Anyway, here’s the good part: two generations ago when students did learn about classical music in public schools, they grew up to participate in the arts and to buy classical music records or to reserve tickets to performances. To me, this means that even a little bit of Arts education works. I’m assuming here, but when Music was taught in school, it most likely wasn’t part of the daily curriculum—what was it taught, once a week, maybe twice? But those students learned the notes or how to play the trombone or what classical music meant both historically and culturally. Therefore, just a day or so a week of Arts education has a major impact on the taste of society.
This is exactly why programs like Into the Outside work. Supplementing the public school curriculum with even a small amount of outside influence can have a profound impact on students. Whether it’s music or art or culinary appreciation or anything that schools can no longer (or maybe never could) afford to teach, by exposing young people to these things, they will learn. And from this learning will come an appreciation: whether it’s the boy who buys one classical music CD in a lifetime or the girl who decides that the trombone is her life’s passion, whatever it is, I have to say it’s much better than wasting every hour playing “Gears of War” on Xbox.

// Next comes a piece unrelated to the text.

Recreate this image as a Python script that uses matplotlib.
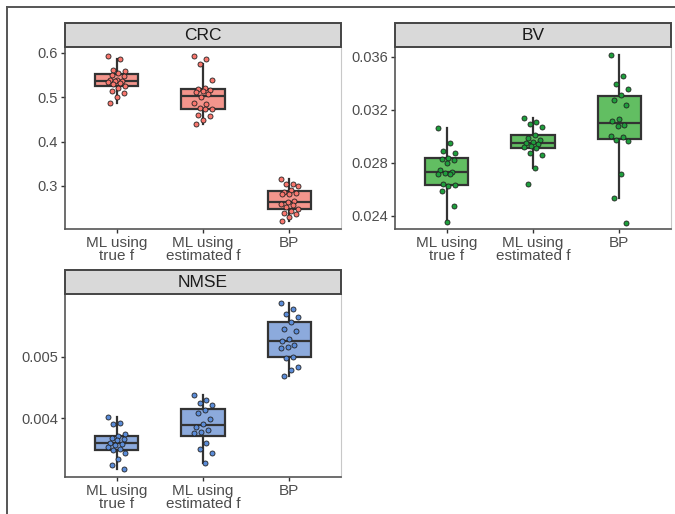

Great post. I'd love to get your ideas for how public schools can do a better job of exposing students to classical music:
http://section-aight.blogspot.com/2008/03/classical-music.html
Posted by: ANP | March 09, 2008 at 05:16 PM
I believe the best way to incorporate music into a public school curriculum (where music is not taught as an individual course) is to carve it into English and History Curriculum. When teaching about a certain period in history, discuss cultural aspects of that time period (not just wars and leaders) but music and art that was popular or forming during that time. Same with English, discuss composers who were contemporaries of the playwright or author you are studying. Play the music you discuss. Also, maybe just playing music when students are coming in and settling into the classroom can be a good way to expose students to music.